**TASK PROMPT:** Reproduce all of the material exactly as shown.

>> BEGIN DATASET SECTION

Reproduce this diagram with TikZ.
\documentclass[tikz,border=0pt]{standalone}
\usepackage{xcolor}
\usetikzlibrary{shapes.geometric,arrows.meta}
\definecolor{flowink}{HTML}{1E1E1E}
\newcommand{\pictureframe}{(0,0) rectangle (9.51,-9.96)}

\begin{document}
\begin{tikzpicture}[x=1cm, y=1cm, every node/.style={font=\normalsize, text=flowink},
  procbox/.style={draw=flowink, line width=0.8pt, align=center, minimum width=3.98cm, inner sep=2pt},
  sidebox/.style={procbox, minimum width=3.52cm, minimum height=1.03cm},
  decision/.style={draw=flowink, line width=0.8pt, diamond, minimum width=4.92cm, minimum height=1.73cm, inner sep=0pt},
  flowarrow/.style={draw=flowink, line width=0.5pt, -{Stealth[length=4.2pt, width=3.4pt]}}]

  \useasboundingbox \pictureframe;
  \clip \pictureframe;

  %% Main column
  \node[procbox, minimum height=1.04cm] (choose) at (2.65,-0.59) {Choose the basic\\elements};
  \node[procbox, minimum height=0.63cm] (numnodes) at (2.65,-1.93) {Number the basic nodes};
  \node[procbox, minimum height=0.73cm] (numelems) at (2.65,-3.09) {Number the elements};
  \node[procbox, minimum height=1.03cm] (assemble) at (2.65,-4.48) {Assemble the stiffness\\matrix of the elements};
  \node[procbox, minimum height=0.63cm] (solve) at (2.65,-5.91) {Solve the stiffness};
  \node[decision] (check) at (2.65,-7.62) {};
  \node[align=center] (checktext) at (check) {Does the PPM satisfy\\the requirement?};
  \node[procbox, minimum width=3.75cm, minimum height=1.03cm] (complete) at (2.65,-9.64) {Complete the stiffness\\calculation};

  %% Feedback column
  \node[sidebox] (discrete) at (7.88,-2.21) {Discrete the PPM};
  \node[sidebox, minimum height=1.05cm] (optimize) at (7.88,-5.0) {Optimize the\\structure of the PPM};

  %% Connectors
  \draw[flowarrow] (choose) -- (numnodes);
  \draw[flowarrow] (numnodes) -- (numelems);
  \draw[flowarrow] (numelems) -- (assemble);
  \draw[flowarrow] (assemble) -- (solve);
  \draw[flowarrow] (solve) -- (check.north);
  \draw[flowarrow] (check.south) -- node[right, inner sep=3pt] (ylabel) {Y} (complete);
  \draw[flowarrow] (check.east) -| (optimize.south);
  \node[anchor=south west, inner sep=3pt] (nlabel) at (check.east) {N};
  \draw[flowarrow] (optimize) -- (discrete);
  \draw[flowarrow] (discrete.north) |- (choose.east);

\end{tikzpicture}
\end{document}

>> END DATASET SECTION

**PROBLEM SOLUTION:**
Reproduce this diagram with TikZ.
\documentclass[tikz,border=0pt]{standalone}
\usepackage{xcolor}
\usetikzlibrary{shapes.geometric,arrows.meta}
\definecolor{flowink}{HTML}{1E1E1E}
\newcommand{\pictureframe}{(0,0) rectangle (9.51,-9.96)}

\begin{document}
\begin{tikzpicture}[x=1cm, y=1cm, every node/.style={font=\normalsize, text=flowink},
  procbox/.style={draw=flowink, line width=0.8pt, align=center, minimum width=3.98cm, inner sep=2pt},
  sidebox/.style={procbox, minimum width=3.52cm, minimum height=1.03cm},
  decision/.style={draw=flowink, line width=0.8pt, diamond, minimum width=4.92cm, minimum height=1.73cm, inner sep=0pt},
  flowarrow/.style={draw=flowink, line width=0.5pt, -{Stealth[length=4.2pt, width=3.4pt]}}]

  \useasboundingbox \pictureframe;
  \clip \pictureframe;

  %% Main column
  \node[procbox, minimum height=1.04cm] (choose) at (2.65,-0.59) {Choose the basic\\elements};
  \node[procbox, minimum height=0.63cm] (numnodes) at (2.65,-1.93) {Number the basic nodes};
  \node[procbox, minimum height=0.73cm] (numelems) at (2.65,-3.09) {Number the elements};
  \node[procbox, minimum height=1.03cm] (assemble) at (2.65,-4.48) {Assemble the stiffness\\matrix of the elements};
  \node[procbox, minimum height=0.63cm] (solve) at (2.65,-5.91) {Solve the stiffness};
  \node[decision] (check) at (2.65,-7.62) {};
  \node[align=center] (checktext) at (check) {Does the PPM satisfy\\the requirement?};
  \node[procbox, minimum width=3.75cm, minimum height=1.03cm] (complete) at (2.65,-9.64) {Complete the stiffness\\calculation};

  %% Feedback column
  \node[sidebox] (discrete) at (7.88,-2.21) {Discrete the PPM};
  \node[sidebox, minimum height=1.05cm] (optimize) at (7.88,-5.0) {Optimize the\\structure of the PPM};

  %% Connectors
  \draw[flowarrow] (choose) -- (numnodes);
  \draw[flowarrow] (numnodes) -- (numelems);
  \draw[flowarrow] (numelems) -- (assemble);
  \draw[flowarrow] (assemble) -- (solve);
  \draw[flowarrow] (solve) -- (check.north);
  \draw[flowarrow] (check.south) -- node[right, inner sep=3pt] (ylabel) {Y} (complete);
  \draw[flowarrow] (check.east) -| (optimize.south);
  \node[anchor=south west, inner sep=3pt] (nlabel) at (check.east) {N};
  \draw[flowarrow] (optimize) -- (discrete);
  \draw[flowarrow] (discrete.north) |- (choose.east);

\end{tikzpicture}
\end{document}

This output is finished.